The Leader of Shropshire Council has apologised for breaching its code of conduct, after he failed to formally disclose a conflict of interest at board meetings for the authority’s wholly-owned trading business ip&e.
The breach was revealed following a meeting of Shropshire’s Standards Sub-Committee last week (20 November 2015).
The committee considered a report from the council’s monitoring officer regarding the outcome of an investigation into allegations against Cllr Keith Barrow.
Shropshire said members of the committee had had regard to the acceptance by Cllr Barrow of the findings that he had offended against the principles of integrity, honesty and leadership set out in the council’s code of conduct.
Cllr Barrow had agreed a proposed apology with the monitoring officer in consultation with the Independent Person in the following terms:
“Councillor Keith Barrow apologises to the Council for failing to formally declare a conflict of interest when making a decision at ip&e Ltd.

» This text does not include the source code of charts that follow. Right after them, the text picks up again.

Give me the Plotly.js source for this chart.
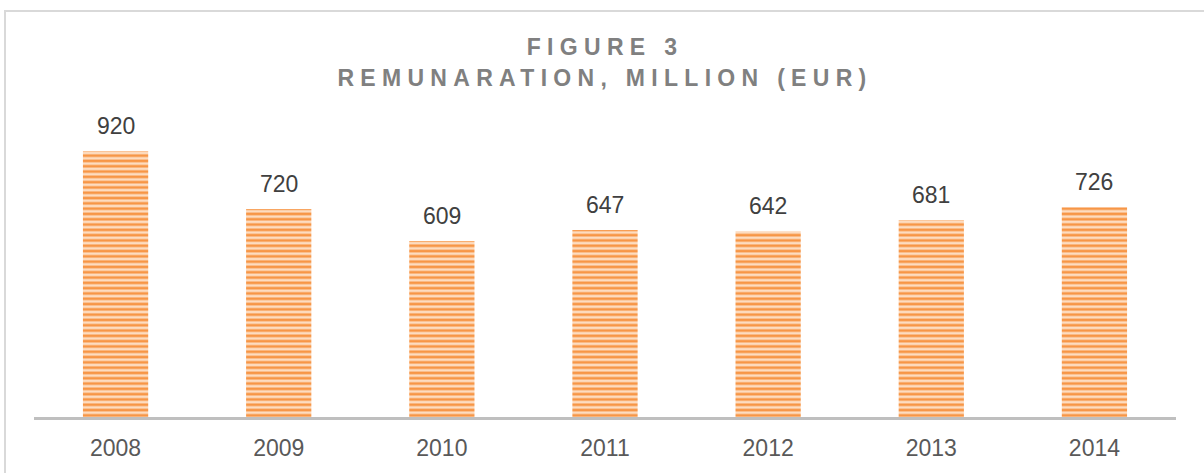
<!DOCTYPE html>
<html>
<head>
<meta charset="utf-8">
<script src="https://cdn.plot.ly/plotly-3.0.1.min.js"></script>
<style>
  html, body { margin: 0; padding: 0; background: #ffffff; }
  #wrap { position: relative; width: 1204px; height: 473px; }
  #chart { width: 1204px; height: 473px; }
  #frame { position: absolute; left: 4px; top: 10px; right: -4px; bottom: -4px;
           border-left: 2px solid #d9d9d9; border-top: 2px solid #d9d9d9; pointer-events: none; }
  .gtitle tspan.line { letter-spacing: 6.3px; }
</style>
</head>
<body>
<div id="wrap">
  <div id="chart"></div>
  <div id="frame"></div>
</div>
<script>
const years = ['2008', '2009', '2010', '2011', '2012', '2013', '2014'];
const remuneration = [920, 720, 609, 647, 642, 681, 726];
const titleLines = ['FIGURE 3', 'REMUNARATION, MILLION (EUR)'];

const trace = {
  type: 'bar',
  x: years,
  y: remuneration,
  marker: {
    color: '#f79646',
    line: { width: 0 },
    pattern: { shape: '-', fgcolor: '#f79646', bgcolor: '#fddcc0', size: 5.3, solidity: 0.5, fillmode: 'replace' }
  },
  hoverinfo: 'x+y'
};

// annotations positioned on the category axis by category index
const annotations = years.map((yr, i) => ({
  x: i, y: remuneration[i], xref: 'x', yref: 'y',
  text: String(remuneration[i]), showarrow: false,
  yanchor: 'bottom', yshift: 10,
  font: { family: 'Liberation Sans, Arial, sans-serif', size: 23, color: '#404040' }
}));

const layout = {
  width: 1204, height: 473,
  margin: { l: 34, r: 28, t: 100, b: 56 },
  paper_bgcolor: '#ffffff', plot_bgcolor: '#ffffff',
  title: {
    text: '<b>' + titleLines.join('<br>') + '</b>',
    font: { family: 'Liberation Sans, Arial, sans-serif', size: 23, color: '#808080' },
    x: 0.5, xanchor: 'center', xref: 'paper',
    y: 1 - 55 / 473, yanchor: 'top', yref: 'container'
  },
  bargap: 0.6,
  showlegend: false,
  xaxis: {
    type: 'category',
    range: [-0.5, years.length - 0.5],
    showline: true, linecolor: '#bfbfbf', linewidth: 3,
    ticks: '', showgrid: false, zeroline: false,
    tickfont: { family: 'Liberation Sans, Arial, sans-serif', size: 23, color: '#595959' },
    ticklabelstandoff: 8
  },
  yaxis: {
    range: [0, 1097], visible: false, showgrid: false, zeroline: false
  },
  annotations: annotations
};

Plotly.newPlot('chart', [trace], layout, { displayModeBar: false, staticPlot: true }).then(gd => {
  const lines = gd.querySelectorAll('.gtitle tspan.line');
  if (lines.length > 1) lines[1].setAttribute('dy', '1.35em');
});
</script>
</body>
</html>
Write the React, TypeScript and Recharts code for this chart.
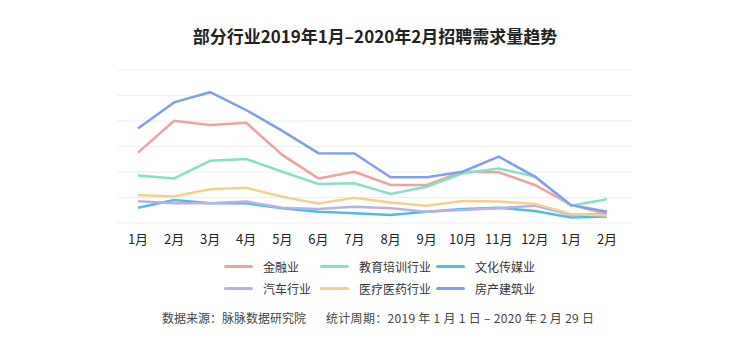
import { CartesianGrid, Line, LineChart, XAxis, YAxis } from "recharts";

const months = ["1月", "2月", "3月", "4月", "5月", "6月", "7月", "8月", "9月", "10月", "11月", "12月", "1月", "2月"];
const finance = [2.76, 4.01, 3.84, 3.93, 2.67, 1.75, 2.01, 1.49, 1.49, 2.01, 1.99, 1.49, 0.71, 0.35];
const education = [1.86, 1.75, 2.44, 2.51, 2.01, 1.53, 1.56, 1.14, 1.42, 1.95, 2.14, 1.82, 0.68, 0.93];
const media = [0.6, 0.9, 0.77, 0.77, 0.58, 0.44, 0.38, 0.31, 0.44, 0.55, 0.6, 0.47, 0.22, 0.25];
const auto = [0.85, 0.77, 0.77, 0.84, 0.6, 0.55, 0.64, 0.58, 0.44, 0.51, 0.58, 0.68, 0.31, 0.35];
const medical = [1.1, 1.04, 1.32, 1.38, 1.03, 0.77, 0.99, 0.8, 0.68, 0.86, 0.84, 0.75, 0.35, 0.29];
const realty = [3.71, 4.73, 5.13, 4.43, 3.61, 2.74, 2.73, 1.79, 1.79, 2.01, 2.6, 1.82, 0.71, 0.44];
const yTicks = [0, 1, 2, 3, 4, 5, 6];

const series = [
  { key: "finance", name: "金融业", color: "#f2a09e", values: finance },
  { key: "education", name: "教育培训行业", color: "#84e2c4", values: education },
  { key: "media", name: "文化传媒业", color: "#4cbde6", values: media },
  { key: "auto", name: "汽车行业", color: "#b6b1e8", values: auto },
  { key: "medical", name: "医疗医药行业", color: "#f5cf8e", values: medical },
  { key: "realty", name: "房产建筑业", color: "#7fa0e8", values: realty },
];

const data = months.map((m, i) => {
  const row: Record<string, string | number> = { month: m, idx: i };
  series.forEach((s) => (row[s.key] = s.values[i]));
  return row;
});

const font = "'PingFang SC', 'Noto Sans CJK SC', sans-serif";

export default function App() {
  return (
    <div style={{ position: "fixed", left: 0, top: 0, width: 750, height: 351, background: "#fff", fontFamily: font }}>
      <div style={{ position: "absolute", top: 23, width: 750, textAlign: "center", fontSize: 17, fontWeight: 700, color: "#222" }}>
        部分行业2019年1月–2020年2月招聘需求量趋势
      </div>
      <div style={{ position: "absolute", top: 0, left: 0 }}>
        <LineChart width={750} height={255} data={data} margin={{ top: 70, right: 118, left: 117, bottom: 0 }}>
          <CartesianGrid vertical={false} stroke="#eeeeee" />
          <XAxis
            dataKey="idx"
            tickFormatter={(v) => months[v]}
            axisLine={false}
            tickLine={false}
            height={32}
            tickMargin={6}
            padding={{ left: 21, right: 25 }}
            interval={0}
            tick={{ fontSize: 13, fill: "#222", fontFamily: font }}
          />
          <YAxis hide domain={[0, 6]} ticks={yTicks} />
          {series.map((s) => (
            <Line
              key={s.key}
              type="linear"
              dataKey={s.key}
              name={s.name}
              stroke={s.color}
              strokeWidth={2.5}
              dot={false}
              isAnimationActive={false}
            />
          ))}
        </LineChart>
      </div>
      <div
        style={{
          position: "absolute",
          top: 258,
          left: 224,
          display: "grid",
          gridTemplateColumns: "96px 116px auto",
          rowGap: 5,
          fontSize: 12,
          color: "#333",
        }}
      >
        {series.map((s) => (
          <div key={s.key} style={{ display: "flex", alignItems: "center", height: 17 }}>
            <span style={{ display: "inline-block", width: 29, height: 3, background: s.color, borderRadius: 2, marginRight: 10 }} />
            <span>{s.name}</span>
          </div>
        ))}
      </div>
      <div style={{ position: "absolute", top: 309, left: 162, fontSize: 12, color: "#444", whiteSpace: "pre" }}>
        数据来源：脉脉数据研究院
      </div>
      <div style={{ position: "absolute", top: 309, left: 326, fontSize: 12, color: "#444", whiteSpace: "pre", letterSpacing: 0.3 }}>
        统计周期：2019 年 1 月 1 日 – 2020 年 2 月 29 日
      </div>
    </div>
  );
}
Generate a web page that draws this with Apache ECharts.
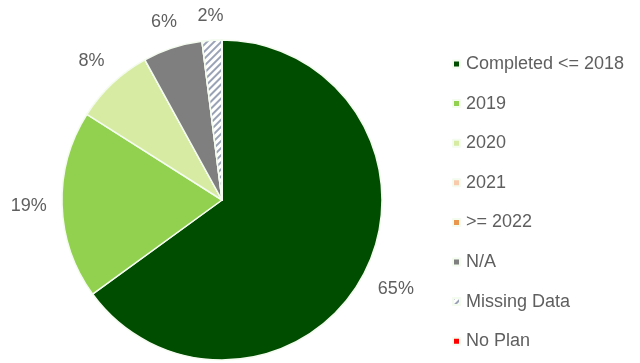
<!DOCTYPE html>
<html>
<head>
<meta charset="utf-8">
<script src="https://cdn.jsdelivr.net/npm/echarts@6/dist/echarts.min.js"></script>
<style>
  html, body { margin: 0; padding: 0; background: #ffffff; }
  #chart { width: 640px; height: 363px; }
</style>
</head>
<body>
<div id="chart"></div>
<script>
// Completion status shares (percent)
const categories = ['Completed <= 2018', '2019', '2020', '2021', '>= 2022', 'N/A', 'Missing Data', 'No Plan'];
const shares = [65, 19, 8, 0, 0, 6, 2, 0];
const colors = ['#004d00', '#92d050', '#d7eca2', '#f8cbad', '#e9964e', '#7f7f7f', '#ffffff', '#ff0000'];

const FONT = 'Liberation Sans, Arial, sans-serif';
const LABEL_GAP = 15;

const hatch = {
  color: '#9aa3b5',
  dashArrayX: [1, 0],
  dashArrayY: [2, 3],
  rotation: -Math.PI / 4
};

const data = categories.map((name, i) => {
  const item = {
    name: name,
    value: shares[i],
    itemStyle: { color: colors[i] }
  };
  if (name === 'Missing Data') item.itemStyle.decal = hatch;
  if (shares[i] === 0) item.label = { show: false };
  return item;
});

// Place each percentage label just beyond the slice edge, pushed out
// along the radial direction by the label box's own extent.
function outsideEnd(params) {
  const pts = params.labelLinePoints;
  if (!pts) return {};
  const p0 = pts[0], p1 = pts[1];
  let dx = p1[0] - p0[0], dy = p1[1] - p0[1];
  const len = Math.hypot(dx, dy) || 1;
  dx /= len; dy /= len;
  const w = params.labelRect.width, h = params.labelRect.height;
  const ext = LABEL_GAP + Math.abs(dx) * w / 2 + Math.abs(dy) * h / 2;
  return {
    x: p0[0] + dx * ext,
    y: p0[1] + dy * ext,
    align: 'center',
    verticalAlign: 'middle'
  };
}

const chart = echarts.init(document.getElementById('chart'), null, { renderer: 'canvas' });
chart.setOption({
  animation: false,
  backgroundColor: '#ffffff',
  legend: {
    orient: 'vertical',
    left: 447,
    top: 50,
    icon: 'rect',
    itemWidth: 7,
    itemHeight: 7,
    itemGap: 21.6,
    textStyle: {
      color: '#5f5f5f',
      fontSize: 18,
      lineHeight: 18,
      padding: [0, 0, 0, 1],
      fontFamily: FONT
    },
    data: categories
  },
  series: [{
    type: 'pie',
    center: [222, 200],
    radius: 160,
    startAngle: 90,
    clockwise: true,
    avoidLabelOverlap: false,
    stillShowZeroSum: false,
    itemStyle: { borderColor: '#f4fbef', borderWidth: 1.5 },
    label: {
      show: true,
      position: 'outside',
      formatter: p => p.value + '%',
      color: '#5f5f5f',
      fontSize: 18,
      fontFamily: FONT
    },
    labelLine: { show: false, length: 10, length2: 0 },
    labelLayout: outsideEnd,
    emphasis: { disabled: true },
    data: data
  }]
});
</script>
</body>
</html>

“An investigation into an allegation about the conduct of Councillor Keith Barrow has concluded that he failed to comply with the Code of Conduct of Shropshire Council by failing to formally disclose a conflict of interest at meetings of the Board of ip&e Ltd.
“Councillor Barrow apologises to the Council for failing to disclose at those Board meetings his personal and business relationship with a director of the company eventually appointed as accountants and auditors of ip&e Ltd. Councillor Barrow accepts with hindsight that he should have formally disclosed the nature and extent of his interest at the meetings and confirms that he will attend training to make sure he is fully aware of his responsibilities on such matters under the Council’s Code of Conduct and to ensure such oversight is avoided in the future.
“Councillor Barrow would also like to add that he has resigned from his position as Director of ip&e Ltd in order to prevent any future risk of such conflicts of interests arising and because it is the right time for the appointment of a Chairman independent of the Council.”
The Standards Sub-Committee noted also that the complainant considered the proposed apology to be an acceptable outcome.
According to Shropshire, members of the committee “expressed concern regarding the seriousness of the matters which were highlighted during the investigation. They considered that Councillor Barrow ought to have been aware of the need to disclose his interests in all matters whilst conducting the business of the authority.”
However, the members also decided that they were satisfied that the proposed apology and commitment of Cllr Barrow to undertake training represented a reasonable outcome without the need to hold a formal hearing.
“Members considered also that the public interest in maintaining the exemption of the report from public inspection was no longer greater than the public interest in publishing the report. This was considered to be of great importance in order to reassure the public that the matter had been the subject of a detailed and thorough investigation and that the process was open and transparent,” the council said.